6) Lawsuits etc... Can't argue this. It comes down to a company that has decided to invest the majority of their money in a large, national way to consolidate as much work as possible in less "buckets"...and they defend that investment vigorously .

It comes down to this: a good local provider can do everything Safelite can do - PLUS provide real personal service (call who you want, not a call center), PLUS commit truly to a community (chamber of commerce, charity, sponsorships etc..), PLUS provide the right person for the job - every time, at a price that is competitive with anyone, using the best products available. We are your neighbors. We are connected to the community, we rise and fall with you...we show our appreciation on every job.

Re: Educating your customers

Educate this; Low ball Auto Glass is going to do the same job you do for a lot less than you would charge. Easier to educate your customers to speak Spanish. How much GRINGO?

Re: Educating your customers

If all you have to sell is price, you will lose - or win and lose anyway. People will pay for value, but the value has to truly be there - if you can't quantify why you are different than "lowball", or "big chain"....consider going to work for one of them, because you will fail.

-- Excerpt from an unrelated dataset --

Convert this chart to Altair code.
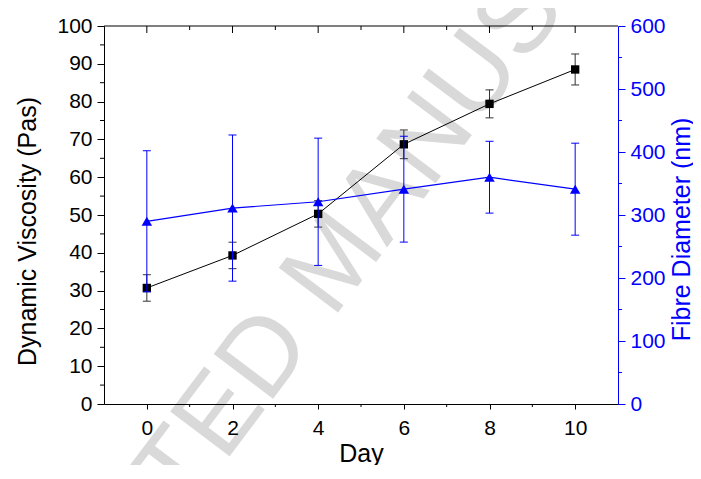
import altair as alt
import pandas as pd

# ---- data ----
days = [0, 2, 4, 6, 8, 10]
viscosity = [30.7, 39.3, 50.3, 68.7, 79.4, 88.5]
viscosity_err = [3.5, 3.5, 3.5, 3.8, 3.7, 4.1]
diameter = [290, 311, 321, 341, 360, 341]
diameter_err = [112, 116, 101, 84, 57, 73]

x_major = [0, 2, 4, 6, 8, 10]
x_minor = [1, 3, 5, 7, 9]
left_ticks = [0, 10, 20, 30, 40, 50, 60, 70, 80, 90, 100]
left_minor = [5, 15, 25, 35, 45, 55, 65, 75, 85, 95]
right_ticks = [0, 100, 200, 300, 400, 500, 600]
right_minor = [50, 150, 250, 350, 450, 550]
watermark = ["ACCEPTED MANUSCRIPT"]

W, H = 514, 378
BLUE = "#0000FF"
FONT = "Liberation Sans"

df = pd.DataFrame({
    "day": days,
    "visc": viscosity,
    "visc_lo": [v - e for v, e in zip(viscosity, viscosity_err)],
    "visc_hi": [v + e for v, e in zip(viscosity, viscosity_err)],
    "diam": diameter,
    "diam_lo": [v - e for v, e in zip(diameter, diameter_err)],
    "diam_hi": [v + e for v, e in zip(diameter, diameter_err)],
})

xscale = alt.Scale(domain=[-1, 11], nice=False, zero=False)
xaxis = alt.Axis(values=x_major, title="Day", tickSize=5, labelPadding=8,
                 titleX=W / 2, titleY=57, titleBaseline="alphabetic", titleAlign="center",
                 grid=False, domainColor="black", tickColor="black",
                 labelColor="black", titleColor="black", orient="bottom", zindex=1)


def X(field):
    return alt.X(field, type="quantitative", scale=xscale, axis=xaxis)


lscale = alt.Scale(domain=[0, 100], nice=False, zero=False)
laxis = alt.Axis(values=left_ticks, title="Dynamic Viscosity (Pas)", orient="left",
                 tickSize=7, labelPadding=5, grid=False,
                 titleAngle=270, titleX=-69, titleY=205, titleBaseline="alphabetic",
                 titleAlign="center",
                 domainColor="black", tickColor="black", labelColor="black",
                 titleColor="black", zindex=1)


def YL(field):
    return alt.Y(field, type="quantitative", scale=lscale, axis=laxis)


rscale = alt.Scale(domain=[0, 600], nice=False, zero=False)
raxis = alt.Axis(values=right_ticks, title="Fibre Diameter (nm)", orient="right",
                 tickSize=7, labelPadding=5, grid=False,
                 titleAngle=270, titleX=71, titleY=203, titleBaseline="alphabetic",
                 titleAlign="center",
                 domainColor=BLUE, tickColor=BLUE, labelColor=BLUE, titleColor=BLUE,
                 zindex=1)


def YR(field):
    return alt.Y(field, type="quantitative", scale=rscale, axis=raxis)


base = alt.Chart(df)

# ---- left (viscosity) layer ----
v_err = base.mark_rule(color="#333333", strokeWidth=1).encode(
    x=X("day"), y=YL("visc_lo"), y2="visc_hi")
v_cap_lo = base.mark_tick(orient="horizontal", size=8, thickness=1, color="#333333", opacity=1).encode(
    x=X("day"), y=YL("visc_lo"))
v_cap_hi = base.mark_tick(orient="horizontal", size=8, thickness=1, color="#333333", opacity=1).encode(
    x=X("day"), y=YL("visc_hi"))
v_line = base.mark_line(color="black", strokeWidth=1).encode(x=X("day"), y=YL("visc"))
v_pts = base.mark_point(shape="square", filled=True, size=70, color="black", opacity=1).encode(
    x=X("day"), y=YL("visc"))

lminor = alt.Chart(pd.DataFrame({"v": left_minor})).mark_rule(color="black").encode(
    y=YL("v"), x=alt.value(-4), x2=alt.value(0))

top_major = alt.Chart(pd.DataFrame({"t": x_major})).mark_rule(color="black").encode(
    x=X("t"), y=alt.value(0), y2=alt.value(7))
top_minor = alt.Chart(pd.DataFrame({"t": x_minor})).mark_rule(color="black").encode(
    x=X("t"), y=alt.value(0), y2=alt.value(4))
bot_minor = alt.Chart(pd.DataFrame({"t": x_minor})).mark_rule(color="black").encode(
    x=X("t"), y=alt.value(H), y2=alt.value(H + 3))
top_line = alt.Chart(pd.DataFrame({"t": [0]})).mark_rule(color="black", strokeWidth=1).encode(
    x=alt.value(0), x2=alt.value(W), y=alt.value(0))

left = alt.layer(top_line, top_major, top_minor, bot_minor, lminor,
                 v_err, v_cap_lo, v_cap_hi, v_line, v_pts)

# ---- right (diameter) layer ----
d_err = base.mark_rule(color=BLUE, strokeWidth=1).encode(
    x=X("day"), y=YR("diam_lo"), y2="diam_hi")
d_cap_lo = base.mark_tick(orient="horizontal", size=8, thickness=1, color=BLUE, opacity=1).encode(
    x=X("day"), y=YR("diam_lo"))
d_cap_hi = base.mark_tick(orient="horizontal", size=8, thickness=1, color=BLUE, opacity=1).encode(
    x=X("day"), y=YR("diam_hi"))
d_line = base.mark_line(color=BLUE, strokeWidth=1.2).encode(x=X("day"), y=YR("diam"))
d_pts = base.mark_point(shape="triangle-up", filled=True, size=110, color=BLUE, opacity=1).encode(
    x=X("day"), y=YR("diam"))
rminor = alt.Chart(pd.DataFrame({"v": right_minor})).mark_rule(color=BLUE).encode(
    y=YR("v"), x=alt.value(W), x2=alt.value(W + 4))

right = alt.layer(rminor, d_err, d_cap_lo, d_cap_hi, d_line, d_pts)

wm = alt.Chart(pd.DataFrame({"t": watermark})).mark_text(
    angle=307, fontSize=108, color="#d9d9d9", font=FONT, align="center", baseline="middle"
).encode(text="t:N", x=alt.value(232), y=alt.value(236))

chart = alt.layer(wm, left, right).resolve_scale(y="independent").properties(
    width=W, height=H,
    autosize=alt.AutoSizeParams(type="none"),
    padding={"left": 96, "top": 18, "right": 75, "bottom": 61},
).configure_view(stroke=None).configure_axis(
    labelFont=FONT, titleFont=FONT, labelFontSize=21, titleFontSize=25,
    titleFontWeight="normal", domainWidth=1, tickWidth=1,
)

chart.save("out.html", embed_options={"renderer": "svg", "actions": False})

Re: Educating your customers

I truly believe in education for our customers, but when all of us do things differently, wide range of pricing, talk negative about one another, etc., why would anyone listen. I have a wide range of automotive training as well as residential, worked very close with suppliers and believe me, even our distributors feed us false info so we buy. We need to educate ourselves, work together and educate us and the customer together. Its not about the money, its about whats right.

Re: Educating your customers

Hate glass you are so right. It is always about money with everyone why

do most miss the real reel issue do what is right make the difference

by setting a good example in life and hopefully the flock will follow.